“O que eu sugiro é que os atletas com uma mais apurada sensibilidade do seu corpo em relação a um objeto obterão desempenhos e uma coordenação motora muito superiores. Quando muitos deles têm os olhos mais colados à bola para poderem controlá-la, Messi usa o corpo para dominá-la e procura soluções com a visão. É talvez o atleta com maior sensibilidade propriocetiva”, observou à agência Lusa o escritor e investigador científico.

Publicado originalmente pela Edições Vieira da Silva, em 2015, o livro “O futebolista que joga no futuro: Como a natureza humana pode explicar o futebol” centra-se na noção de proprioceção, que nem sempre se esgotará na distinta aptidão para manipular uma bola.

“Acredito que haja atletas com essa sensibilidade muito elevada, mas, depois, falta-lhes profissionalismo, ética de trabalho, competitividade e disciplina. São tudo coisas que, por exemplo, Cristiano Ronaldo, entre outros, possui e que lhe permitiram contornar aspetos nos quais ele não era tão bom.
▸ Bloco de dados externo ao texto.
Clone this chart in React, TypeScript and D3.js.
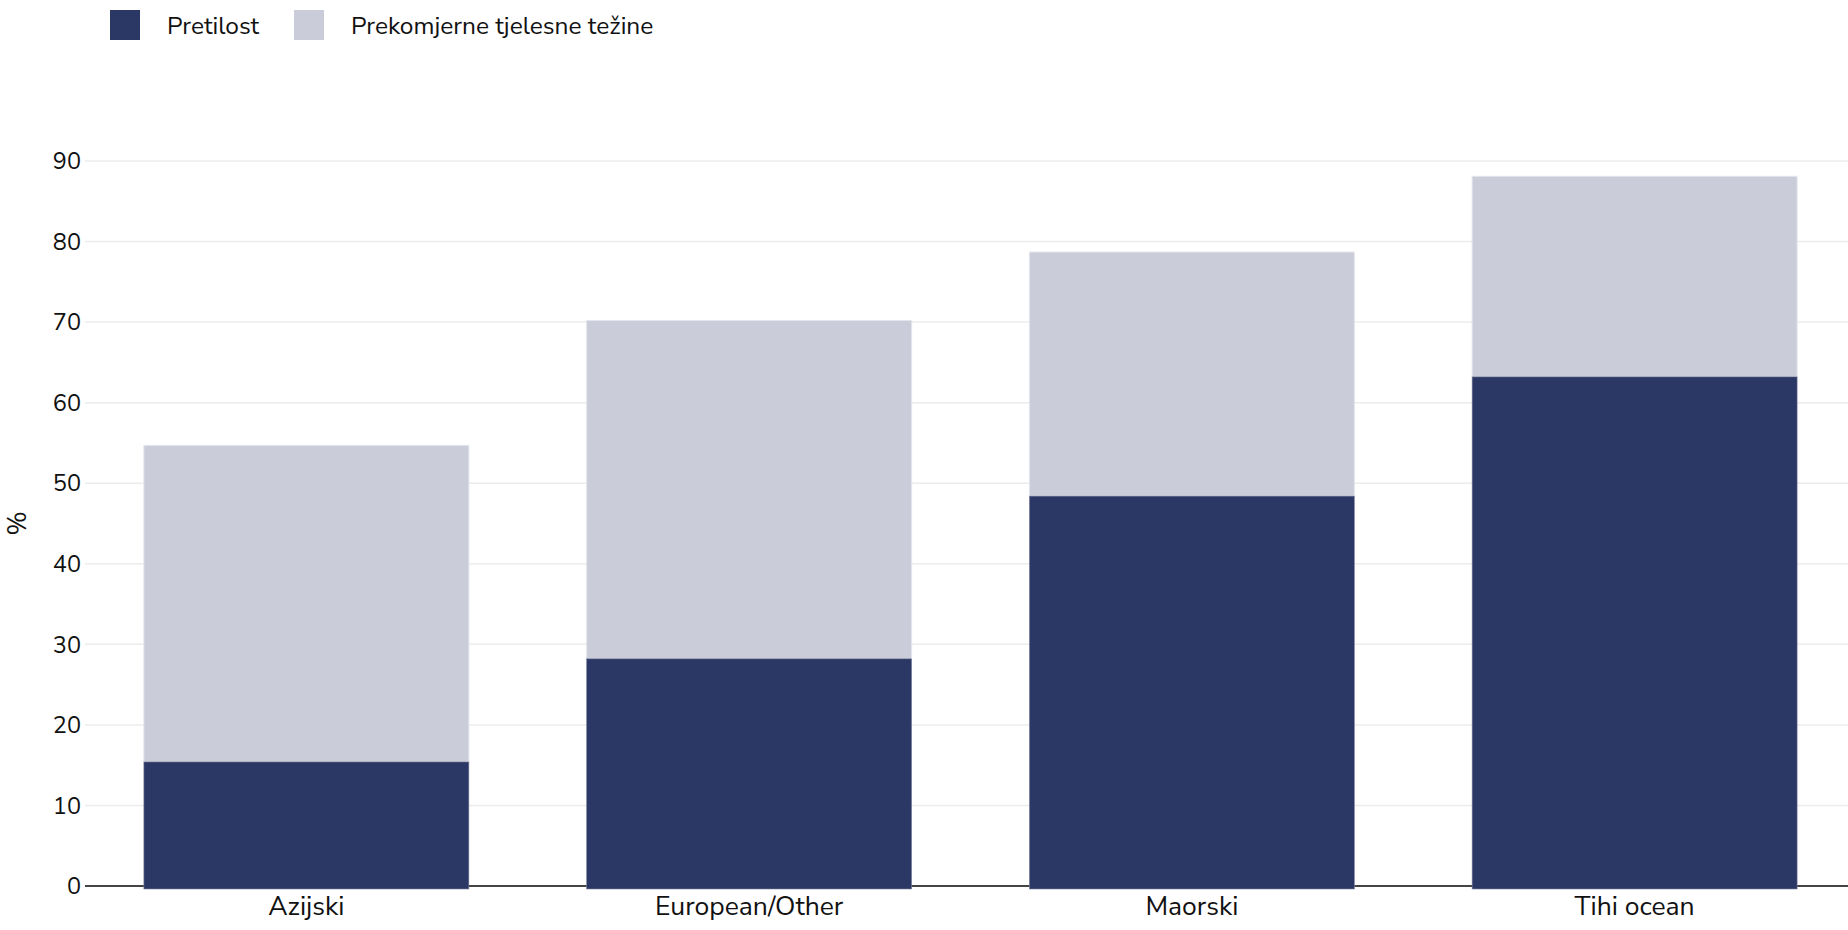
import React from "react";
import * as d3 from "d3";

const categories = ["Azijski", "European/Other", "Maorski", "Tihi ocean"];
const obesity = [15.4, 28.2, 48.4, 63.2];
const overweight = [39.3, 42.0, 30.3, 24.9];
const yTicks = [0, 10, 20, 30, 40, 50, 60, 70, 80, 90];
const seriesNames = ["Pretilost", "Prekomjerne tjelesne težine"];
const colors = ["#2b3764", "#cacdd9"];

const W = 1848;
const H = 930;
const FONT = "'Nunito Sans', Lato, 'Open Sans', sans-serif";

export default function App() {
  const x = d3
    .scaleBand<string>()
    .domain(categories)
    .range([85, 1856])
    .paddingInner(0.266)
    .paddingOuter(0.133);
  const y = d3.scaleLinear().domain([0, 90]).range([886, 161]);

  const stack = categories.map((c, i) => ({
    c,
    o: obesity[i],
    t: obesity[i] + overweight[i],
  }));

  return (
    <svg
      width={W}
      height={H}
      style={{ position: "absolute", left: 0, top: 0, background: "#fff" }}
      fontFamily={FONT}
    >
      {yTicks.map((t) =>
        t === 0 ? null : (
          <line
            key={"g" + t}
            x1={85}
            x2={W}
            y1={y(t)}
            y2={y(t)}
            stroke="#ececec"
            strokeWidth={1.5}
          />
        )
      )}
      <line x1={85} x2={W} y1={y(0)} y2={y(0)} stroke="#444" strokeWidth={2} />
      {yTicks.map((t) => (
        <text
          key={"t" + t}
          x={81}
          y={y(t)}
          dy="0.35em"
          textAnchor="end"
          fontSize={23.5}
          fill="#111"
        >
          {t}
        </text>
      ))}
      <text
        transform={`translate(26, ${(y(40) + y(50)) / 2}) rotate(-90)`}
        textAnchor="middle"
        fontSize={26}
        fill="#111"
      >
        %
      </text>
      {stack.map((d) => (
        <g key={d.c}>
          <rect
            x={x(d.c)}
            width={x.bandwidth()}
            y={y(d.t)}
            height={y(d.o) - y(d.t)}
            fill={colors[1]}
            stroke="#e3e5ec"
            strokeWidth={1}
          />
          <rect
            x={x(d.c)}
            width={x.bandwidth()}
            y={y(d.o)}
            height={y(0) - y(d.o) + 3}
            fill={colors[0]}
            stroke="#7c829c"
            strokeWidth={0.6}
          />
        </g>
      ))}
      {categories.map((c) => (
        <text
          key={"x" + c}
          x={(x(c) as number) + x.bandwidth() / 2}
          y={915}
          textAnchor="middle"
          fontSize={26.5}
          fill="#111"
        >
          {c}
        </text>
      ))}
      <rect x={110} y={10} width={30} height={30} fill={colors[0]} />
      <text x={167} y={25} dy="0.35em" fontSize={24.5} fill="#111">
        {seriesNames[0]}
      </text>
      <rect x={294} y={10} width={30} height={30} fill={colors[1]} />
      <text x={351} y={25} dy="0.35em" fontSize={24.5} fill="#111">
        {seriesNames[1]}
      </text>
    </svg>
  );
}
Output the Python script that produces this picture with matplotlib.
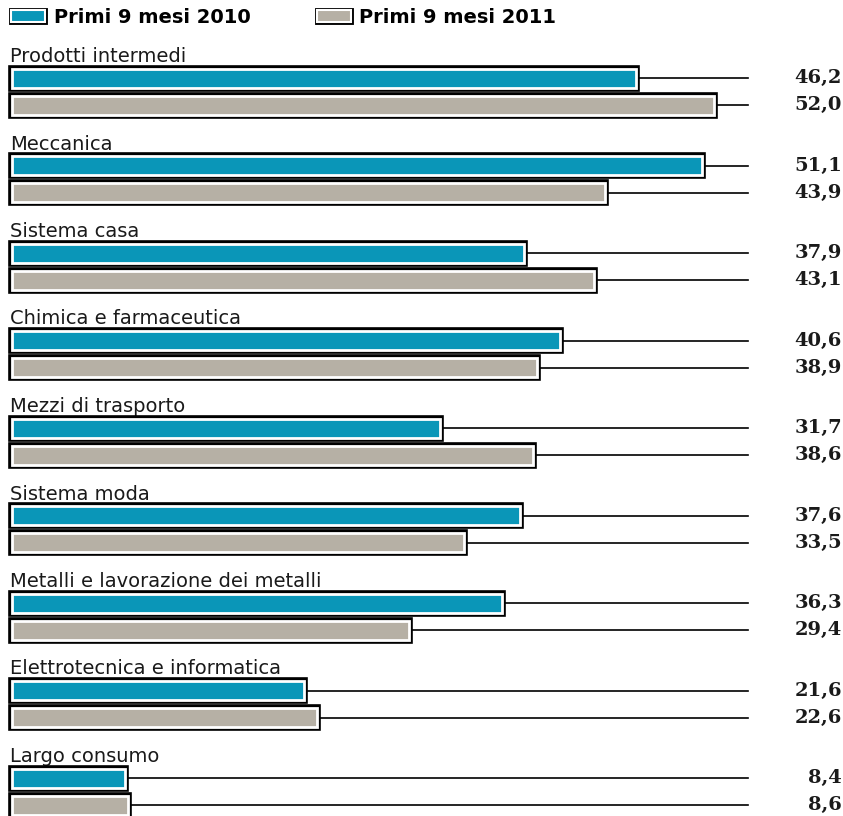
import matplotlib
matplotlib.use("Agg")
import matplotlib.pyplot as plt
from matplotlib.patches import Patch
import matplotlib.patheffects as pe

categories = ["Prodotti intermedi", "Meccanica", "Sistema casa",
              "Chimica e farmaceutica", "Mezzi di trasporto", "Sistema moda",
              "Metalli e lavorazione dei metalli", "Elettrotecnica e informatica",
              "Largo consumo"]
v2010 = [46.2, 51.1, 37.9, 40.6, 31.7, 37.6, 36.3, 21.6, 8.4]
v2011 = [52.0, 43.9, 43.1, 38.9, 38.6, 33.5, 29.4, 22.6, 8.6]
series_labels = ["Primi 9 mesi 2010", "Primi 9 mesi 2011"]
colors = ["#0a96b8", "#b6b0a5"]

W, H = 843, 816
fig = plt.figure(figsize=(W / 100, H / 100), dpi=100)
fig.patch.set_facecolor("white")
scale = 13.5  # px per unit
left_px = 12
ax = fig.add_axes([left_px / W, 0, (W - left_px) / W, 1])
ax.set_xlim(0, (W - left_px) / scale)
ax.set_ylim(H, 0)
ax.axis("off")

group_step = 87.5
label_base0 = 62
bar_h = 19
line_end = (748 - left_px) / scale
value_x = (W - 1 - left_px) / scale
label_x = -2 / scale

effects = [pe.Stroke(linewidth=5.5, foreground="black"), pe.Normal()]

for i, cat in enumerate(categories):
    lb = label_base0 + i * group_step
    ax.text(label_x, lb, cat, fontsize=14, family="DejaVu Sans", va="baseline",
            ha="left", color="#1a1a1a", clip_on=False)
    for j, vals in enumerate([v2010, v2011]):
        yc = lb + 16 + j * 27
        v = vals[i]
        bars = ax.barh(yc, v, height=bar_h, color=colors[j], edgecolor="white",
                       linewidth=2, zorder=3)
        for b in bars:
            b.set_path_effects(effects)
            b.set_clip_on(False)
        ax.plot([v, line_end], [yc, yc], color="black", lw=1.2, zorder=2)
        ax.text(value_x, yc, f"{v:.1f}".replace(".", ","), fontsize=14,
                family="DejaVu Serif", fontweight="bold", ha="right",
                va="center", color="#1a1a1a")

handles = [Patch(facecolor=c, edgecolor="white", linewidth=1.5,
                 path_effects=[pe.Stroke(linewidth=3.5, foreground="black"), pe.Normal()])
           for c in colors]
leg = ax.legend(handles, series_labels, ncol=2, loc="upper left",
                bbox_to_anchor=(-1 / (W - left_px), 1.0 - 8 / H), frameon=False,
                prop={"family": "DejaVu Sans", "weight": "bold", "size": 14},
                handlelength=1.75, handleheight=0.6, handletextpad=0.45,
                columnspacing=3.4, borderaxespad=0, borderpad=0)

fig.savefig("out.png", dpi=100, facecolor="white")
A proprioceção não é, por si só, suficiente para se ser o melhor do mundo, mas, quando alguém une essa superior sensibilidade a uma boa ética de trabalho, arrisca-se a ser o melhor de sempre, tal como eu julgo que Messi é”, referiu.

Além de atualizar as respetivas estatísticas, Ricardo Serrado percorre “diversas áreas do saber” para enquadrar o génio do avançado dos norte-americanos do Inter Miami e lança duas ideias na segunda edição da obra, que foi apresentada no domingo, na Feira do Livro de Lisboa, com a presença do ex-internacional português António Simões.

“Desde logo, o desporto contemporâneo - e, particularmente, o futebol -, é uma extensão das características biológicas inatas do ser humano. Há o ‘homo sapiens’, que é sábio, o ‘homo faber’, que concebe instrumentos, e o ‘homo ludens’, que é lúdico. Sugiro o ‘homo athleticus’, isto é, o homem que tem o exercício físico inerente à sua condição humana e que o mostra em função das necessidades específicas ditadas por cada época. O ‘homo athleticus’ nasceu para correr grandes distâncias e está programado geneticamente para caçar pela corrida de resistência. Como já não precisamos de caçar, essa necessidade revela-se em atividades desportivas como as que vemos na contemporaneidade”, notou.

A outra ideia defende que um atleta “joga o que está, em grande medida, programado no seu corpo”, particularizando o exemplo do campeão mundial de seleções pela Argentina, que brilhou pelos espanhóis do FC Barcelona, de 2004 a 2021, seguindo-se um período nos franceses do Paris Saint-Germain, antes da chegada aos Estados Unidos, em 2023.

“É no design e na engenharia biológica deste corpo que se funda o seu talento. Chego a sugerir que, se Messi tivesse mais um, dois ou três centímetros, provavelmente não seria o futebolista que é hoje. Poderia ser na mesma um grande atleta. Não estou a dizer que fosse melhor ou pior. Agora, muitas das coisas que ele faz atualmente acontecem por ter um corpo com determinadas programações biológicas, fisiológicas e neuronais”, indicou.

Doutorado em Filosofia da Mente pela Universidade do Porto, Ricardo Serrado justifica a elaboração do livro com “razões emocionais e estéticas” em torno do avançado, que vai completar 37 anos a 24 de junho e que é “o único futebolista" com o qual se emociona.

“Esse sentimento de transcendência que eu sinto quando estou a ver Messi a jogar criou em mim um impulso para escrever algo sobre um atleta que me fascina e que representa o futebol em estado puro na perspetiva da estética, da arte e da beleza do jogo”, ilustrou.